### Requirements
Locate every line that holds the string "with" and copy it.

### Raw records
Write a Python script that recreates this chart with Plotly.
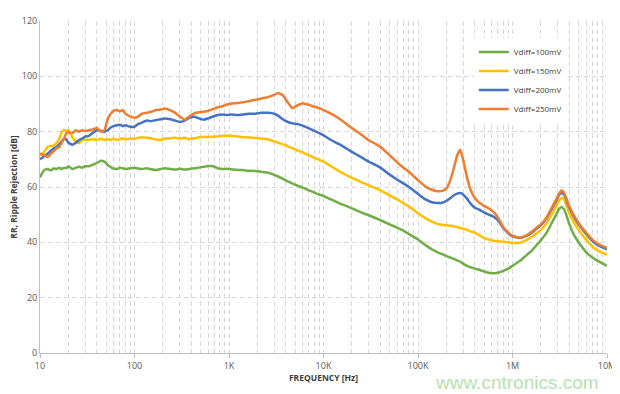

--

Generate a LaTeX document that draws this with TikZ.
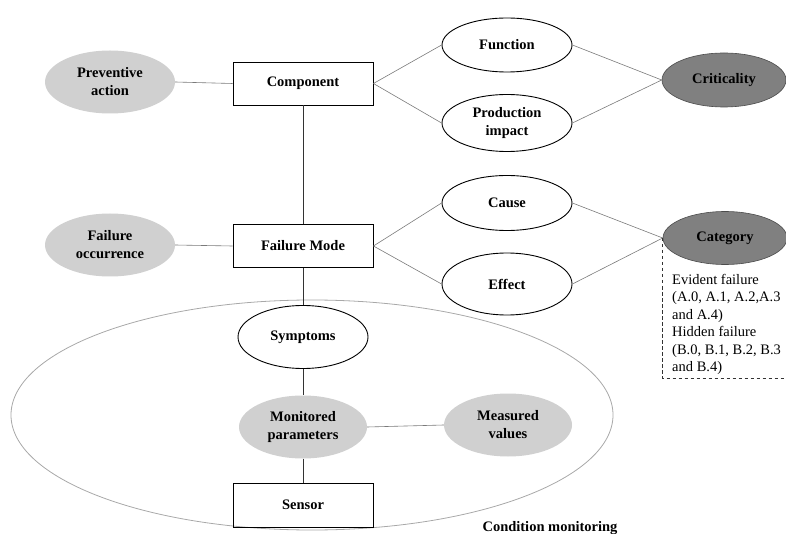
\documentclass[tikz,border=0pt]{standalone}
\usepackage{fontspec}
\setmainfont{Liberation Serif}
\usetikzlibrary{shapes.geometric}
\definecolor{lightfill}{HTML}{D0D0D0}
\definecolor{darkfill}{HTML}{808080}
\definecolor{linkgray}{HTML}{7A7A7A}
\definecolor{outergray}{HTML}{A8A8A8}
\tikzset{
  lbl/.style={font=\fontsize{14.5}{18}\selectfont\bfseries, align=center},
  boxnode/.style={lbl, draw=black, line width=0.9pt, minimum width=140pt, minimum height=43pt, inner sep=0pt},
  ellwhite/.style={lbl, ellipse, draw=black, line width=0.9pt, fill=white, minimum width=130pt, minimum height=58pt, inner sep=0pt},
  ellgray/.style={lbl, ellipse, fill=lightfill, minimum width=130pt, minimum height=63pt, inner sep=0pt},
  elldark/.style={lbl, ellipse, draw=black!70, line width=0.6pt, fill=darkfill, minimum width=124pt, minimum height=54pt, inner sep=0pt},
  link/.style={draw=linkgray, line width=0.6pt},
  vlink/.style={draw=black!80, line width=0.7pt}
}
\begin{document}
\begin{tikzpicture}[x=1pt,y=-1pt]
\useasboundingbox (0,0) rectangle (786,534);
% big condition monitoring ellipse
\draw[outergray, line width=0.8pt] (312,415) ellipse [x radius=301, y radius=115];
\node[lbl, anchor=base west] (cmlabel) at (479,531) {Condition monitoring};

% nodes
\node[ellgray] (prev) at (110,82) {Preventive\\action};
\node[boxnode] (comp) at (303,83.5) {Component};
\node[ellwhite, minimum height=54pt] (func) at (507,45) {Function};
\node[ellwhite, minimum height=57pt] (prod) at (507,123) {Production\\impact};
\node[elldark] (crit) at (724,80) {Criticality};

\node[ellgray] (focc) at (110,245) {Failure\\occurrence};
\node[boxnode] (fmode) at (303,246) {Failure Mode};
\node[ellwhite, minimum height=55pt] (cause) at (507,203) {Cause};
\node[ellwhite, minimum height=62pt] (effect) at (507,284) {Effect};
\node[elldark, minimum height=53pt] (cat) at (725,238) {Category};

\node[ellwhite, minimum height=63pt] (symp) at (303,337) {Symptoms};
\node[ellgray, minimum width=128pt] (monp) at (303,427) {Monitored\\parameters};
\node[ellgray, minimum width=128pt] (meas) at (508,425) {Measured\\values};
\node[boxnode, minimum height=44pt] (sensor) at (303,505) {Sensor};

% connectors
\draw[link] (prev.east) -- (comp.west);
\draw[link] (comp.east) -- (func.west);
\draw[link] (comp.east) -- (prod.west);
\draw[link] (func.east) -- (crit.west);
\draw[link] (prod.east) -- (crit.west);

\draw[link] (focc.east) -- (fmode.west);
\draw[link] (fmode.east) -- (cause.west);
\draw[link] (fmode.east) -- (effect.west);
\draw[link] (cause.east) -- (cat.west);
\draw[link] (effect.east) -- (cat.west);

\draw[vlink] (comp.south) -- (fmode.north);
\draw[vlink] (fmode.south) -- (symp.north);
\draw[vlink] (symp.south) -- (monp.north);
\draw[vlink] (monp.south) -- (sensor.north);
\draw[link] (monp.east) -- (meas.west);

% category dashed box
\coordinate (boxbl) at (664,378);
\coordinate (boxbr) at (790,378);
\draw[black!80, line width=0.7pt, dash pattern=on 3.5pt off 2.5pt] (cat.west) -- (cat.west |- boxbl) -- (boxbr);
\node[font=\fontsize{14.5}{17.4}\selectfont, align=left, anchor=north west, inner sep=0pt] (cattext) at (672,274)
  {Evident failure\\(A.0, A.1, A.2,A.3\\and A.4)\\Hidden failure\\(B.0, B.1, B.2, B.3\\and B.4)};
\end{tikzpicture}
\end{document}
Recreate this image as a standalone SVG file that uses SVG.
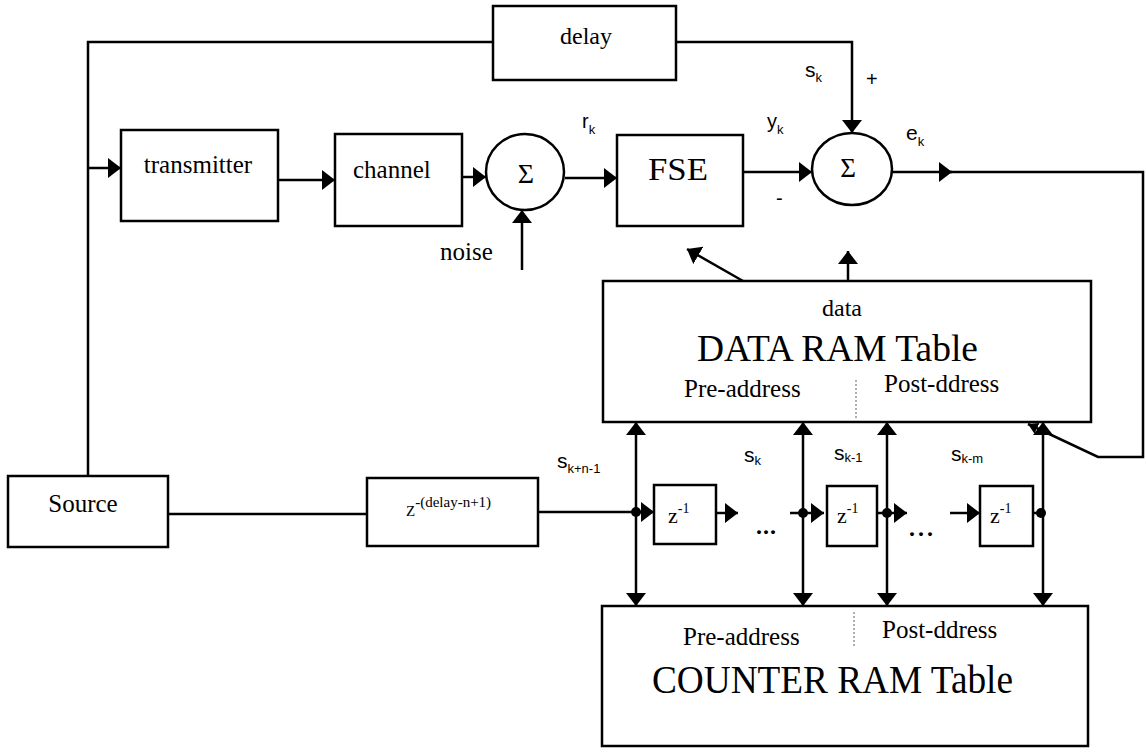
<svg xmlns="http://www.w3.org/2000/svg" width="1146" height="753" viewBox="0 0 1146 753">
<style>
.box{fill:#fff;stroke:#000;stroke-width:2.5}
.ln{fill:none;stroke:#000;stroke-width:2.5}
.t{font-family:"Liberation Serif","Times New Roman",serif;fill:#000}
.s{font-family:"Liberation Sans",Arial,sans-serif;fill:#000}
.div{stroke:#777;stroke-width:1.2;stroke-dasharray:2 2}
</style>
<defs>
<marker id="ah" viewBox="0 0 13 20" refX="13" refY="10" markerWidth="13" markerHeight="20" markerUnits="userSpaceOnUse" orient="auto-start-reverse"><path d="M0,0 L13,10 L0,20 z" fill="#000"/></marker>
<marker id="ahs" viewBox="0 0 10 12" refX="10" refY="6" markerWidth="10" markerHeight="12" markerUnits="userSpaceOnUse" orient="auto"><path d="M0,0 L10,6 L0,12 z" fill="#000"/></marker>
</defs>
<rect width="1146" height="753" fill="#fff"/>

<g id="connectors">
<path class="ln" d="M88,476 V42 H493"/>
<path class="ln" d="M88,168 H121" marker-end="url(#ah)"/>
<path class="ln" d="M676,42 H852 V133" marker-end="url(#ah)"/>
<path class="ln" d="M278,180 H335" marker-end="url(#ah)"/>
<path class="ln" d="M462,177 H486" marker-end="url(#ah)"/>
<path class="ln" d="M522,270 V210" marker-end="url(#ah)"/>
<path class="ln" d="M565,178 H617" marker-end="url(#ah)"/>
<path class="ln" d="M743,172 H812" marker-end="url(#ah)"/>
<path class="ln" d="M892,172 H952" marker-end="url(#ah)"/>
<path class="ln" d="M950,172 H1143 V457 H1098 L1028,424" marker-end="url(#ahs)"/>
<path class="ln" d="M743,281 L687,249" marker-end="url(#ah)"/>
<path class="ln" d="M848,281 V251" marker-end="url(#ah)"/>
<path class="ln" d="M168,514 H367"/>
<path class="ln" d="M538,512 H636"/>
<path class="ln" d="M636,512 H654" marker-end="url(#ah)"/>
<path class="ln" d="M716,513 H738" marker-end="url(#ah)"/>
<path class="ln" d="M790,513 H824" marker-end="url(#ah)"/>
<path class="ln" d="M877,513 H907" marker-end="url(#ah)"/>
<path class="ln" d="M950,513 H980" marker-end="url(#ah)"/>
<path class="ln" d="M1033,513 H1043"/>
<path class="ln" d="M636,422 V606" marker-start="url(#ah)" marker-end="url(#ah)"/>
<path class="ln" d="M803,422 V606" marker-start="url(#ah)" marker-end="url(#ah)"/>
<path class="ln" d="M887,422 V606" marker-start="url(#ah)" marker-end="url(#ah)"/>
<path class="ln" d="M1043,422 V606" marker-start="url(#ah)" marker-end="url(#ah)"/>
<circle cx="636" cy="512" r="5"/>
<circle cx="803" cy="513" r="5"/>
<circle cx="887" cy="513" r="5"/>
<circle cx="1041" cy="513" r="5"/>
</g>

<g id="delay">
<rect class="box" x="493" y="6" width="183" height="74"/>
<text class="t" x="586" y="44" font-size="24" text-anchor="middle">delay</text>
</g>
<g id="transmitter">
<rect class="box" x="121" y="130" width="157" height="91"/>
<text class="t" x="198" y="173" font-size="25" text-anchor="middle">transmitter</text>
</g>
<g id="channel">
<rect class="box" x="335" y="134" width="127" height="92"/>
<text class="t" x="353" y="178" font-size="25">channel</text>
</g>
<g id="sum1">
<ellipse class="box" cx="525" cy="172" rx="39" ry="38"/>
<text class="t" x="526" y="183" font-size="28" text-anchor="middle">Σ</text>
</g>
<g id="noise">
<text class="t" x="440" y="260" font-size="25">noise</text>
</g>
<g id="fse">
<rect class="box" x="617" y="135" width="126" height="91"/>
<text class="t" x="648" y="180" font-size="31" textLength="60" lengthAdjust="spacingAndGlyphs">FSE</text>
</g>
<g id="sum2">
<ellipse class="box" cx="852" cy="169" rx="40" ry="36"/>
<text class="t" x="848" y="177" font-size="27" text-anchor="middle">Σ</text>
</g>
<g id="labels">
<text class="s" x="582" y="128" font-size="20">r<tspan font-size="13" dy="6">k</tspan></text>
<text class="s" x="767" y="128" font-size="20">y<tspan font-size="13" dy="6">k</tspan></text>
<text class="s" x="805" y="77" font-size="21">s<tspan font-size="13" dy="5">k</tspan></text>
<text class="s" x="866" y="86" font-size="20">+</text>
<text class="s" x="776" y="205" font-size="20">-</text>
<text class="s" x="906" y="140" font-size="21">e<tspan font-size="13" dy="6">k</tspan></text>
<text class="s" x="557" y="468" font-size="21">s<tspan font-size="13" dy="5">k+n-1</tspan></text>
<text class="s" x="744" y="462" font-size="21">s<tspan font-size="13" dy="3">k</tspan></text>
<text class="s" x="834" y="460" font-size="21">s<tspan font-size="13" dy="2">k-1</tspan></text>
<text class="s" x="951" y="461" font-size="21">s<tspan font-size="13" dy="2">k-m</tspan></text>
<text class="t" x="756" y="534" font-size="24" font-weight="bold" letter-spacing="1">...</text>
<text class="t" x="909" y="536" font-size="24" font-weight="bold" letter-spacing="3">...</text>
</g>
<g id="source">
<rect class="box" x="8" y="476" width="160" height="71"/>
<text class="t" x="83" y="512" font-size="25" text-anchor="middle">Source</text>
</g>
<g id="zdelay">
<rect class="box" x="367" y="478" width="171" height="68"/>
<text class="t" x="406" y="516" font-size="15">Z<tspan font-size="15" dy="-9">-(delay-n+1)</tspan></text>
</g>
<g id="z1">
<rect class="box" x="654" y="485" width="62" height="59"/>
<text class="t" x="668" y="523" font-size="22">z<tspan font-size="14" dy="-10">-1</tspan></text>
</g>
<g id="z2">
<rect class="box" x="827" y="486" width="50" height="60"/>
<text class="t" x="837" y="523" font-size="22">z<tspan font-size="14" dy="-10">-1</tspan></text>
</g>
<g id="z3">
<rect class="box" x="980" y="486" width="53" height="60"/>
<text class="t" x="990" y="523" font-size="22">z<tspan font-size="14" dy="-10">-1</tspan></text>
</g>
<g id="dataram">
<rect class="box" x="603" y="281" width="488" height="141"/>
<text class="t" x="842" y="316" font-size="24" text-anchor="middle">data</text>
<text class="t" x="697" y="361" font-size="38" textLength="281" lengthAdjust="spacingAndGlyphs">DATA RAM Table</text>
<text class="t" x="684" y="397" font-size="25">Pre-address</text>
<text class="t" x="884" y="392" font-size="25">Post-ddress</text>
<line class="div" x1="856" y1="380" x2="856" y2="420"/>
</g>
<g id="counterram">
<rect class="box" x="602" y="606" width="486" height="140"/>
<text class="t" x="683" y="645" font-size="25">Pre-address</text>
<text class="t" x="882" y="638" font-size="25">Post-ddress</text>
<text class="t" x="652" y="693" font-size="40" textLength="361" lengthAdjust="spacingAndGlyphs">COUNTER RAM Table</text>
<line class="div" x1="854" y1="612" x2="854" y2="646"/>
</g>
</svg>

### Reply to the exercise
Write a Python script that recreates this chart with Plotly.
Generate a LaTeX document that draws this with TikZ.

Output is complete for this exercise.